▸ The problem: Print the records below exactly, from the line containing "Convert this chart to Plotly.js code." down to the line containing "const py = v => (H - B - v) / ph;", both lines included, and omit every picture.

▸ Data shown:
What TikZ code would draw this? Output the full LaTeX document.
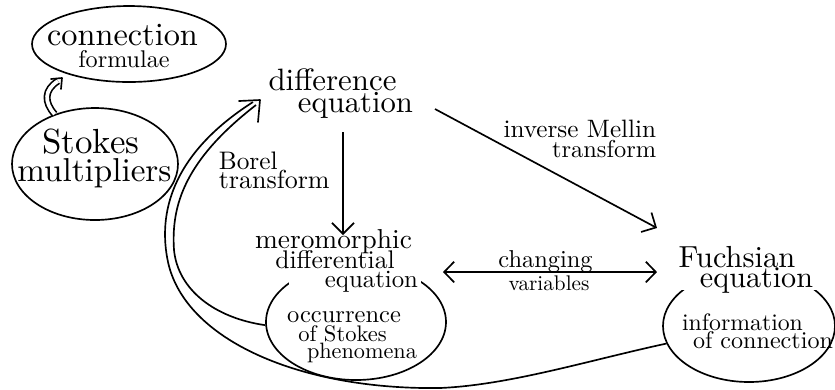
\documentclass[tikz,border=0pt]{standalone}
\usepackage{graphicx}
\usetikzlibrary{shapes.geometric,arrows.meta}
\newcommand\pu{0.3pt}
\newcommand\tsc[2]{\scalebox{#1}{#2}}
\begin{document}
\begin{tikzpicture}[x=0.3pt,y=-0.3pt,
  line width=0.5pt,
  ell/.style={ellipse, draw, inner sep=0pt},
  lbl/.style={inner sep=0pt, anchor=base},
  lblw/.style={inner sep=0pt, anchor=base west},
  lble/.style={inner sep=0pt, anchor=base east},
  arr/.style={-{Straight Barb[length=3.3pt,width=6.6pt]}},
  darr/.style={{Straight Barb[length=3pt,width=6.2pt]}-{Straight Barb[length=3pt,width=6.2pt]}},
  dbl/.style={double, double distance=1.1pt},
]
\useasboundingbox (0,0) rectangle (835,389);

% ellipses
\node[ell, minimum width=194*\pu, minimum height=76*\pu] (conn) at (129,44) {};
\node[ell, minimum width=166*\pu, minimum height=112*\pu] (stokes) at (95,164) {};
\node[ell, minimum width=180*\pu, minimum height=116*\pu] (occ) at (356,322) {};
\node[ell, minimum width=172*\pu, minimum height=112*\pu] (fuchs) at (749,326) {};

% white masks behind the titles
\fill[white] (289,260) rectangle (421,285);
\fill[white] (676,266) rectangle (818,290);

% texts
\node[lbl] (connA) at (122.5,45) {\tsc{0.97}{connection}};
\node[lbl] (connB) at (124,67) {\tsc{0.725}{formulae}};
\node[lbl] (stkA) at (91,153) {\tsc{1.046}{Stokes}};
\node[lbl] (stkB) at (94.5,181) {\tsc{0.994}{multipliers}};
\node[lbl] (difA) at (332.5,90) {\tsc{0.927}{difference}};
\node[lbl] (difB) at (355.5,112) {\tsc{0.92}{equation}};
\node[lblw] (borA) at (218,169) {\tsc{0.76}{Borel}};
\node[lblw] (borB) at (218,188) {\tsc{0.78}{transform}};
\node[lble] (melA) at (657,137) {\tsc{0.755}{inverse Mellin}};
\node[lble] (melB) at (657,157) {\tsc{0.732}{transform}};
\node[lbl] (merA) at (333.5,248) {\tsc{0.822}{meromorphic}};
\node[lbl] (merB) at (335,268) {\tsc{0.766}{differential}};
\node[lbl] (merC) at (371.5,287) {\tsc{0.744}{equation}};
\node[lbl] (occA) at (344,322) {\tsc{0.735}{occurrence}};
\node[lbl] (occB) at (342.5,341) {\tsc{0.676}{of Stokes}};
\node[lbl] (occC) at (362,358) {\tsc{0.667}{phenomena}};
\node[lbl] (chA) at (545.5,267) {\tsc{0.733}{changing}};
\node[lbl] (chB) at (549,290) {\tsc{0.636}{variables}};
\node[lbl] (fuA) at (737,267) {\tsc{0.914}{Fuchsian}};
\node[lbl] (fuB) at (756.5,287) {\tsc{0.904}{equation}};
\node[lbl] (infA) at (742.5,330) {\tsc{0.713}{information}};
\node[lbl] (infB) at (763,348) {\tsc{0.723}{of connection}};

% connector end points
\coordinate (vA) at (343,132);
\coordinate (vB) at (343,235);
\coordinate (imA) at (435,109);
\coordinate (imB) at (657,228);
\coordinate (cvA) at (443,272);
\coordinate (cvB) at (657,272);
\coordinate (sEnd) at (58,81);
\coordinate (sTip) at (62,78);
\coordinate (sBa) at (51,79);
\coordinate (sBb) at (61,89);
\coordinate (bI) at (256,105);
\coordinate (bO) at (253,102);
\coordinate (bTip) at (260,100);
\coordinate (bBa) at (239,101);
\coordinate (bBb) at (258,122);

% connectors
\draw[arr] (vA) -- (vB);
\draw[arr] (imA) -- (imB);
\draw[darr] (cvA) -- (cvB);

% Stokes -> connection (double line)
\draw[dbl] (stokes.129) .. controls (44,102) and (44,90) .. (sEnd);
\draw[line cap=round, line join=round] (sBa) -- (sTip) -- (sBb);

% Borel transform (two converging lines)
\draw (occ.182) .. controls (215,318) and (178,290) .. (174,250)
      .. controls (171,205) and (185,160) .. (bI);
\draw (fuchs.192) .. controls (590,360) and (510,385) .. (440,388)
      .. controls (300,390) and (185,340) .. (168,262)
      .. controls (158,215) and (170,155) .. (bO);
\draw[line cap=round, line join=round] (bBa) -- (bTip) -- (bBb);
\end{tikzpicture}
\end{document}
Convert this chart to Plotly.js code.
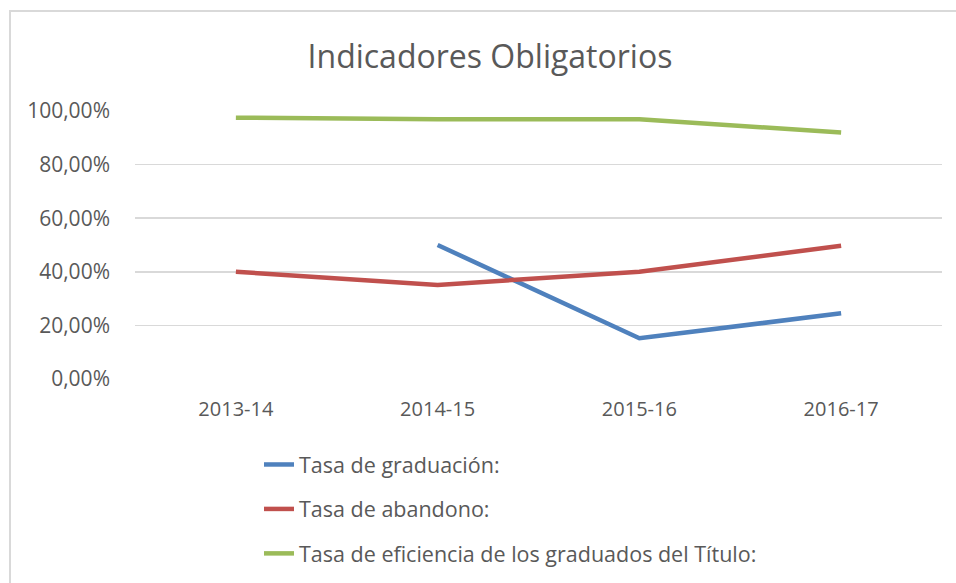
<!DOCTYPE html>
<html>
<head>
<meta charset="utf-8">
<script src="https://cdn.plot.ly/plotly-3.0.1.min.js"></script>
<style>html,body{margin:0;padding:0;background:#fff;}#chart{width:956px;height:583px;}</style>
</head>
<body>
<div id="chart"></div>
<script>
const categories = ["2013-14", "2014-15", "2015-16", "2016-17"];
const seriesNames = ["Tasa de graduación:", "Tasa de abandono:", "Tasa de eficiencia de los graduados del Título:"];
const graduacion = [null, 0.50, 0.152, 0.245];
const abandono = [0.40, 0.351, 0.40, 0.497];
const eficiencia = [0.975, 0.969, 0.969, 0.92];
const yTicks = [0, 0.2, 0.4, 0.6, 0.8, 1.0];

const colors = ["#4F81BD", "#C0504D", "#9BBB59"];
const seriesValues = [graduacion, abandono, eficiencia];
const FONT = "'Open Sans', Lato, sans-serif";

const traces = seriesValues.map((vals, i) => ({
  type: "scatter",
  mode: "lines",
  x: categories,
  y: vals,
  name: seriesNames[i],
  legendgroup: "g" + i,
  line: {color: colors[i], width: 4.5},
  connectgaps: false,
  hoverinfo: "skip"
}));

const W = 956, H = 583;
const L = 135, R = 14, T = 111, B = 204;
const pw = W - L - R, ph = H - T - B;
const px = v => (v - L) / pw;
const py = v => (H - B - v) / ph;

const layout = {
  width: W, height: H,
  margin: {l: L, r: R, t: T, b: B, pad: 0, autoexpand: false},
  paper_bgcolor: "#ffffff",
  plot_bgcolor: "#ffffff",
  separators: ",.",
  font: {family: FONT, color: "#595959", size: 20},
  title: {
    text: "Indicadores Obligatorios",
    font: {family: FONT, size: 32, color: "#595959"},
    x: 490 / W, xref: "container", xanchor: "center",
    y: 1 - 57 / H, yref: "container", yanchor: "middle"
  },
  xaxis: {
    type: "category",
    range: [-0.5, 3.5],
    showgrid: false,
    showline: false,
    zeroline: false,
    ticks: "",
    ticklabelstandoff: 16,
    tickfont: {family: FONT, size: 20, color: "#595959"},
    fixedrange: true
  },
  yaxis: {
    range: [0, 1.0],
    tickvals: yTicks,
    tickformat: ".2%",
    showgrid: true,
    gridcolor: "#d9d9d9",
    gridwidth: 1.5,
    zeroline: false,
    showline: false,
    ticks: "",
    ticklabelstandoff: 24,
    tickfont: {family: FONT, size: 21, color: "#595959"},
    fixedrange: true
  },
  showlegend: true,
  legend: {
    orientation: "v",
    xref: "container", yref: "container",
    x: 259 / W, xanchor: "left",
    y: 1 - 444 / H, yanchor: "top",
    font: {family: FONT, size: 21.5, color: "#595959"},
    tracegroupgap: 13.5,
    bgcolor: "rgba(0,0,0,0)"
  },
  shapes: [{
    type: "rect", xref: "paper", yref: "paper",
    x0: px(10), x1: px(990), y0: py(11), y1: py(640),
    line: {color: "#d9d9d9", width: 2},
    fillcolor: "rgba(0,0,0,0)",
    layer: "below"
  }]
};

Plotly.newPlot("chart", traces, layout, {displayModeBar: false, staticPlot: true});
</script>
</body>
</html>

▸ Exercise output:
Convert this chart to Plotly.js code.
<!DOCTYPE html>
<html>
<head>
<meta charset="utf-8">
<script src="https://cdn.plot.ly/plotly-3.0.1.min.js"></script>
<style>html,body{margin:0;padding:0;background:#fff;}#chart{width:956px;height:583px;}</style>
</head>
<body>
<div id="chart"></div>
<script>
const categories = ["2013-14", "2014-15", "2015-16", "2016-17"];
const seriesNames = ["Tasa de graduación:", "Tasa de abandono:", "Tasa de eficiencia de los graduados del Título:"];
const graduacion = [null, 0.50, 0.152, 0.245];
const abandono = [0.40, 0.351, 0.40, 0.497];
const eficiencia = [0.975, 0.969, 0.969, 0.92];
const yTicks = [0, 0.2, 0.4, 0.6, 0.8, 1.0];

const colors = ["#4F81BD", "#C0504D", "#9BBB59"];
const seriesValues = [graduacion, abandono, eficiencia];
const FONT = "'Open Sans', Lato, sans-serif";

const traces = seriesValues.map((vals, i) => ({
  type: "scatter",
  mode: "lines",
  x: categories,
  y: vals,
  name: seriesNames[i],
  legendgroup: "g" + i,
  line: {color: colors[i], width: 4.5},
  connectgaps: false,
  hoverinfo: "skip"
}));

const W = 956, H = 583;
const L = 135, R = 14, T = 111, B = 204;
const pw = W - L - R, ph = H - T - B;
const px = v => (v - L) / pw;
const py = v => (H - B - v) / ph;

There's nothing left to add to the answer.